As várias vidas que tem o ser humano, e quero dizer a vida física, psicológica e social, todas sem excepção assinalaram um caminho semelhante: o caminho do desgaste e da queda gradual. Como com facilidade concordaremos, não há no homem idade mais propícia aos desentendimentos do passado com o presente do que a época da adolescência, e figura ser natural, por demais natural, que todas as suas angústias, se eram já tão elevadas, atingissem um nível ainda superior e que anunciasse um fim possivelmente próximo. E assim ocorreu. Na verdade, nunca sabia concretamente o que queria, ou se nada queria fazer por si. Se Coimbra era a cidade universitária única que o país oferecia aos jovens, para lá se haveria de encaminhar, mais tarde ou mais cedo, um cérebro como o que estamos a tratar. Matriculou-se em Direito e lá conheceu o seu eterno amigo Fernando Pessoa, com quem viria a fundar a revista modernista Orfeu.
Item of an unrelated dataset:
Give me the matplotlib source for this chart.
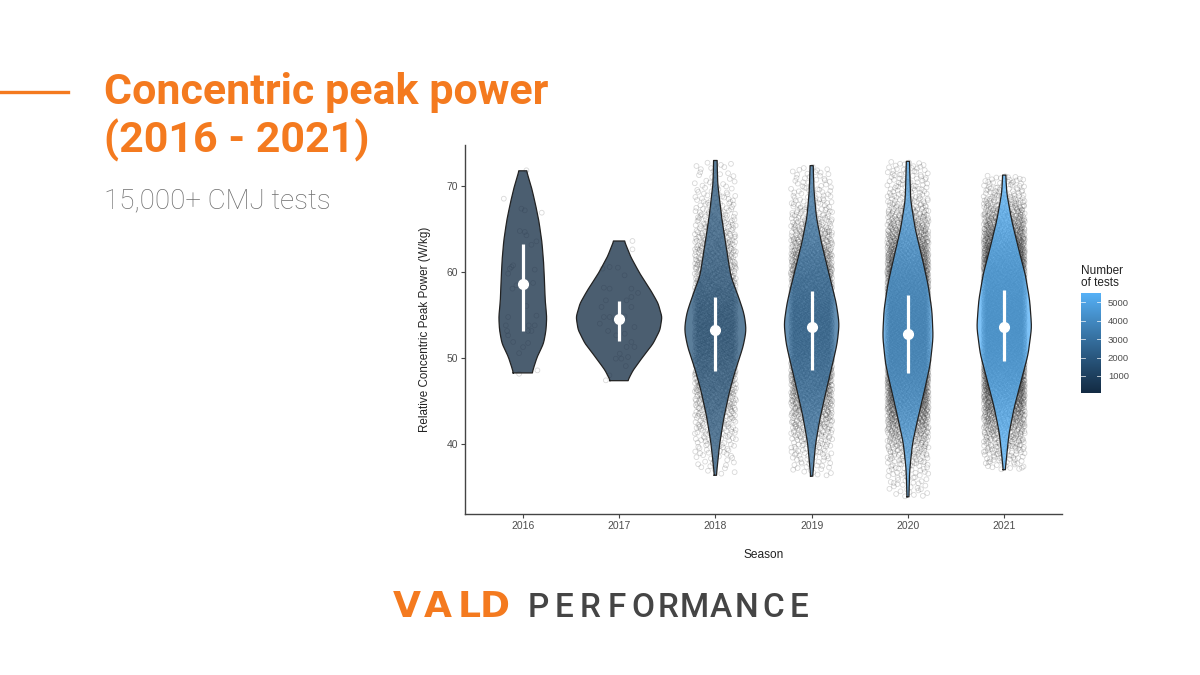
import numpy as np
import matplotlib
matplotlib.use("Agg")
import matplotlib.pyplot as plt
from matplotlib.colors import LinearSegmentedColormap, Normalize

# ---------------- data ----------------
seasons = ["2016", "2017", "2018", "2019", "2020", "2021"]
n_tests = [80, 90, 1900, 2900, 4600, 5490]
mean_power = [58.6, 54.6, 53.3, 53.6, 52.8, 53.6]
sd_low = [53.2, 52.0, 48.5, 48.6, 48.3, 49.7]
sd_high = [63.3, 56.7, 57.1, 57.8, 57.4, 57.9]

# violin outlines: power level (W/kg) and half width (x units)
v2016_y = [71.8, 69.9, 68.0, 66.05, 63.7, 61.4, 59.1, 56.7, 54.8, 53.3, 51.7, 50.2, 48.3]
v2016_w = [0.038, 0.090, 0.130, 0.166, 0.197, 0.215, 0.225, 0.233, 0.249, 0.242, 0.216, 0.150, 0.096]
v2017_y = [63.64, 61.8, 59.85, 57.9, 56.4, 54.8, 53.3, 51.7, 50.2, 48.6, 47.4]
v2017_w = [0.055, 0.121, 0.216, 0.329, 0.405, 0.446, 0.425, 0.353, 0.249, 0.145, 0.090]
v2018_y = [73.0, 70.3, 66.4, 62.6, 59.5, 57.1, 55.2, 53.3, 51.3, 49.0, 46.3, 43.2, 40.1, 36.4]
v2018_w = [0.018, 0.024, 0.065, 0.117, 0.161, 0.242, 0.299, 0.322, 0.288, 0.218, 0.150, 0.090, 0.045, 0.010]
v2019_y = [72.4, 69.5, 66.4, 63.3, 61.0, 58.7, 56.4, 54.0, 51.7, 49.4, 46.3, 43.2, 40.1, 36.3]
v2019_w = [0.016, 0.024, 0.049, 0.104, 0.156, 0.207, 0.256, 0.287, 0.265, 0.218, 0.152, 0.090, 0.041, 0.010]
v2020_y = [72.9, 68.4, 64.9, 61.8, 58.7, 55.6, 52.5, 49.4, 46.3, 43.2, 40.1, 37.0, 33.9]
v2020_w = [0.016, 0.028, 0.078, 0.145, 0.207, 0.249, 0.262, 0.233, 0.173, 0.107, 0.047, 0.018, 0.010]
v2021_y = [71.3, 69.2, 66.0, 62.9, 59.8, 56.7, 53.6, 50.5, 47.4, 44.3, 41.2, 37.05]
v2021_w = [0.016, 0.026, 0.078, 0.145, 0.218, 0.265, 0.285, 0.249, 0.176, 0.104, 0.049, 0.010]

# individual tests visible for the small seasons (jitter offset, W/kg)
p2016_x = [-0.197, 0.197, 0.038, -0.014, 0.021, -0.031, 0.021, 0.038, 0.090, 0.142, -0.100, -0.135,
           -0.152, -0.118, 0.124, -0.066, -0.107, 0.107, 0.038, -0.152, 0.142, -0.176, 0.062, 0.124,
           0.090, 0.055, -0.163, -0.152, -0.100, 0.003, -0.038, 0.055, 0.152, -0.038]
p2016_y = [68.56, 66.93, 71.86, 67.40, 67.20, 64.80, 64.69, 64.30, 63.20, 63.60, 60.81, 60.42,
           59.84, 60.62, 60.31, 58.49, 58.10, 58.76, 56.08, 54.80, 54.96, 53.83, 53.83, 53.83,
           53.18, 53.18, 53.18, 52.67, 51.90, 51.30, 50.60, 51.78, 48.60, 48.20]
p2017_x = [0.139, 0.139, -0.172, -0.098, -0.012, 0.057, -0.158, -0.098, 0.128, 0.197, 0.128, -0.137,
           0.078, 0.128, -0.182, -0.097, -0.158, 0.057, -0.045, -0.200, 0.160, -0.114, 0.059, -0.030,
           0.128, 0.078, 0.007, 0.160, -0.034, 0.024, 0.093, 0.070, -0.100, -0.137]
p2017_y = [63.64, 62.67, 60.42, 60.62, 60.54, 59.65, 58.21, 58.10, 58.10, 57.60, 57.13, 56.74,
           56.74, 55.97, 55.97, 54.80, 54.80, 54.88, 54.42, 54.03, 53.64, 53.18, 52.86, 52.67,
           51.90, 51.32, 50.54, 51.32, 49.96, 49.96, 50.15, 49.10, 48.02, 47.44]

violin_y = [v2016_y, v2017_y, v2018_y, v2019_y, v2020_y, v2021_y]
violin_w = [v2016_w, v2017_w, v2018_w, v2019_w, v2020_w, v2021_w]

# ---------------- helpers ----------------
W, H = 1200, 675


def fx(x):
    return x / W


def fy(y):
    return 1 - y / H


def _srgb_to_lin(c):
    c = np.asarray(c, float)
    return np.where(c <= 0.04045, c / 12.92, ((c + 0.055) / 1.055) ** 2.4)


def _lin_to_srgb(c):
    c = np.clip(c, 0, 1)
    return np.where(c <= 0.0031308, 12.92 * c, 1.055 * c ** (1 / 2.4) - 0.055)


M = np.array([[0.4124, 0.3576, 0.1805], [0.2126, 0.7152, 0.0722], [0.0193, 0.1192, 0.9505]])
WHITE = np.array([0.95047, 1.0, 1.08883])


def rgb_to_lab(rgb):
    xyz = M @ _srgb_to_lin(rgb) / WHITE
    f = np.where(xyz > 0.008856, np.cbrt(xyz), 7.787 * xyz + 16 / 116)
    return np.array([116 * f[1] - 16, 500 * (f[0] - f[1]), 200 * (f[1] - f[2])])


def lab_to_rgb(lab):
    fy_ = (lab[0] + 16) / 116
    fx_ = fy_ + lab[1] / 500
    fz_ = fy_ - lab[2] / 200
    f = np.array([fx_, fy_, fz_])
    xyz = np.where(f ** 3 > 0.008856, f ** 3, (f - 16 / 116) / 7.787) * WHITE
    return _lin_to_srgb(np.linalg.solve(M, xyz))


def hex_rgb(h):
    return np.array([int(h[i:i + 2], 16) / 255 for i in (1, 3, 5)])


lab_lo, lab_hi = rgb_to_lab(hex_rgb("#132B43")), rgb_to_lab(hex_rgb("#56B1F7"))
cmap = LinearSegmentedColormap.from_list(
    "gg", [lab_to_rgb(lab_lo + t * (lab_hi - lab_lo)) for t in np.linspace(0, 1, 64)])
norm = Normalize(min(n_tests), max(n_tests))


def smooth_profile(ys, ws):
    ys = np.asarray(ys, float)
    ws = np.asarray(ws, float)
    o = np.argsort(ys)
    yg = np.linspace(ys.min(), ys.max(), 400)
    wg = np.interp(yg, ys[o], ws[o])
    k = np.exp(-0.5 * (np.arange(-15, 16) / 6.0) ** 2)
    k /= k.sum()
    wp = np.concatenate([np.full(15, wg[0]), wg, np.full(15, wg[-1])])
    return yg, np.convolve(wp, k, mode="valid")


def halton(n, base):
    res = np.zeros(n)
    idx = np.arange(1, n + 1)
    f = 1.0
    while np.any(idx > 0):
        f /= base
        res += f * (idx % base)
        idx //= base
    return res


def cloud(ys, ws, n, center, halfjit):
    # deterministic low-discrepancy placement following the violin's density
    yg, wg = smooth_profile(ys, ws)
    cdf = np.cumsum(wg)
    cdf = (cdf - cdf[0]) / (cdf[-1] - cdf[0])
    q = halton(n, 2)
    u = halton(n, 3)
    return center + (u - 0.5) * 2 * halfjit, np.interp(q, cdf, yg)


# ---------------- figure ----------------
fig = plt.figure(figsize=(12, 6.75), dpi=100)
fig.patch.set_facecolor("white")
orange = "#F47A1F"
chart_font = "Liberation Sans"

ax = fig.add_axes([fx(465), fy(514), fx(1062) - fx(465), fy(145) - fy(514)])
ax.set_xlim(0.4, 6.6)
ax.set_ylim(31.9, 74.8)

pt_kw = dict(s=12, facecolors="none", edgecolors=(0.1, 0.1, 0.1, 0.17), linewidths=0.6, zorder=1)
ax.scatter(1 + np.array(p2016_x), p2016_y, **pt_kw)
ax.scatter(2 + np.array(p2017_x), p2017_y, **pt_kw)
for i in range(2, 6):
    cx, cy = cloud(violin_y[i], violin_w[i], n_tests[i], i + 1, 0.215)
    ax.scatter(cx, cy, **pt_kw)

for i in range(6):
    c = i + 1
    yg, wg = smooth_profile(violin_y[i], violin_w[i])
    col = cmap(norm(n_tests[i]))
    ax.fill_betweenx(yg, c - wg, c + wg, facecolor=col, alpha=0.76, lw=0, zorder=2)
    ox = np.concatenate([c - wg, (c + wg)[::-1], [c - wg[0]]])
    oy = np.concatenate([yg, yg[::-1], [yg[0]]])
    ax.plot(ox, oy, color="#222222", lw=0.9, zorder=3)
    ax.plot([c, c], [sd_low[i], sd_high[i]], color="white", lw=2.3, solid_capstyle="butt", zorder=4)
    ax.plot([c], [mean_power[i]], "o", color="white", ms=7, zorder=5)

for s in ("top", "right"):
    ax.spines[s].set_visible(False)
for s in ("left", "bottom"):
    ax.spines[s].set_color("#444444")
    ax.spines[s].set_linewidth(1.0)
ax.set_xticks(range(1, 7))
ax.set_xticklabels(seasons)
ax.set_yticks([40, 50, 60, 70])
ax.tick_params(length=3, width=0.8, color="#444444", labelsize=7.5, labelcolor="#4d4d4d", pad=2)
for lab in ax.get_xticklabels() + ax.get_yticklabels():
    lab.set_family(chart_font)
ax.set_xlabel("Season", family=chart_font, fontsize=8.6, color="#222222", labelpad=13)
ax.set_ylabel("Relative Concentric Peak Power (W/kg)", family=chart_font, fontsize=8.4,
              color="#222222", labelpad=11)

# colour bar
cax = fig.add_axes([fx(1081), fy(393), fx(1101) - fx(1081), fy(293) - fy(393)])
grad = np.linspace(min(n_tests), max(n_tests), 256).reshape(-1, 1)
cax.imshow(grad, aspect="auto", cmap=cmap, norm=norm, origin="lower",
           extent=[0, 1, min(n_tests), max(n_tests)])
cax.set_xlim(0, 1)
cax.set_ylim(min(n_tests), max(n_tests))
cticks = [1000, 2000, 3000, 4000, 5000]
for t in cticks:
    cax.plot([0, 0.2], [t, t], color="white", lw=0.6, alpha=0.8)
    cax.plot([0.8, 1], [t, t], color="white", lw=0.6, alpha=0.8)
cax.set_xticks([])
cax.yaxis.tick_right()
cax.set_yticks(cticks)
cax.set_yticklabels([str(t) for t in cticks], family=chart_font, fontsize=6.8, color="#4d4d4d")
cax.tick_params(axis="y", length=0, pad=5)
for s in cax.spines.values():
    s.set_visible(False)
fig.text(fx(1081), fy(265), "Number\nof tests", family=chart_font, fontsize=8.5, color="#222222",
         ha="left", va="top", linespacing=0.95)

# title block
fig.add_artist(plt.Line2D([0, fx(68)], [fy(91.5), fy(91.5)], color=orange, lw=2.4))
fig.text(fx(104), fy(104), "Concentric peak power", family="Roboto", fontweight="bold",
         fontsize=31, color=orange, ha="left", va="baseline")
fig.text(fx(104), fy(153), "(2016 - 2021)", family="Roboto", fontweight="bold",
         fontsize=31, color=orange, ha="left", va="baseline")
fig.text(fx(104), fy(208), "15,000+ CMJ tests", family="Roboto", fontweight="light",
         fontsize=20, color="#6d6d6d", ha="left", va="baseline")

# logo
for ch, cxp in zip("VALD", [406.5, 438.0, 469.5, 494.5]):
    fig.text(fx(cxp), fy(617), ch, family="DejaVu Sans", fontweight="bold", fontsize=26,
             color=orange, ha="center", va="baseline")
perf = "PERFORMANCE"
step = (812 - 525) / len(perf)
for k, ch in enumerate(perf):
    fig.text(fx(525 + step * (k + 0.5)), fy(617), ch, family="Roboto", fontweight="medium",
             fontsize=24, color="#454545", ha="center", va="baseline")

fig.savefig("out.png", dpi=100, facecolor="white")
Direi eu que foi dos conhecimentos culturais mais frutíferos da história da literatura portuguesa, acima, por exemplo, da grande amizade e companheirismo entre Eça de Queiroz e Ramalho Ortigão, que juntos produziram duas obras de extrema qualidade. Fernando Pessoa dedicou poemas ao seu amigo Mário de Sá-Carneiro, nomeadamente o poema Opiário, da autoria do heterónimo Álvaro de Campos. De pouco mais rendeu a curtíssima estadia do nosso protagonista de hoje na cidade do Mondego, e isto declaro pela súbita decisão de abandonar o seu curso; aparentemente a vida coimbrã não lhe agradava e sonhava com ambientes de um cariz boémio distinto, mais maduro, como o que só encontrou em Paris, onde veio a viver só não a tempo inteiro, se a Lisboa se deslocava por inúmeras vezes, especialmente para se encontrar com os seus amigos modernistas - a geração do Orfeu.
Foi então no seu lar, se isto podemos chamar à capital francesa, que foi composta a quase totalidade da obra literária de Mário de Sá-Carneiro, que varia essencialmente entre poemas e contos. Aproveito a ideia lançada para informar do próximo artigo que verão aqui elaborado, em que farei o resumo e a avaliação de um conto deste autor, que me comprometo a ler durante a semana que se inicia a partir deste instante.
A morte conheceu Sá-Carneiro, por iniciativa do próprio, no ano de 1916. Nos últimos dois anos de vida, ficaram registadas, nas cartas remetidas a Fernando Pessoa, as dores e os sofrimentos desta personagem incontornável da vida literária imensamente rica de que Portugal dispõe. Se muitos autores encontram no avançar da idade a real oportunidade de produzir as suas obras-primas, caso dissimilar teve, por obrigação da sua última decisão, Mário de Sá-Carneiro, sem que, no entanto, essas obras de inegável qualidade tenham deixado de surgir com a sua assinatura. Por ordem natural, a obra de Sá-Carneiro foi reconhecida especialmente após a sua morte, como o autor por várias vezes proferiu na sua vida que aconteceria.
A sua obra, falemos um pouco acerca dela, foi influenciada, quanto aos temas e a uma certa linguagem, por autores diversos como Edgar Allan Poe, Oscar Wilde, Baudelaire, Dostoévski e Cesário Verde. A título póstumo, o legado de Mário de Sá-Carneiro inspirou, entre outros, muito evidentemente o poeta português Eugénio de Andrade. Em relação às características dos seus textos, eu escolho, por sugestão de outros entendidos que escreveram nos sítios onde pesquisei, como as mais importantes entre outras, o narcisismo e o saudosismo. Este cariz egocentrista do discurso são causa e efeito dos seus dramas vividos. Assim sucedendo, os pequenos movimentos do modernismo literário em que Mário de Sá-Carneiro se inseriu, como o interseccionismo, o decadentismo, o paulismo e o futurismo, permitiram ao escritor expressar toda a sua dor de viver e de existir, vendo sempre a morte como a solução única e nem por isso difícil de alcançar, para a ela chegar bastaria a vontade de andar o caminho que o separava dela. Acabou a sua vida, mas a nós deixou a exaltação de cada uma das suas emoções, como havendo sido um enviado do além à Terra para ser em grande aquilo que todos nós somos em ponto diminuto, sentindo demais aquilo que a alguns foge aos sentidos. Pareci religioso ou fanático? Perdoem então, e vivam a vida.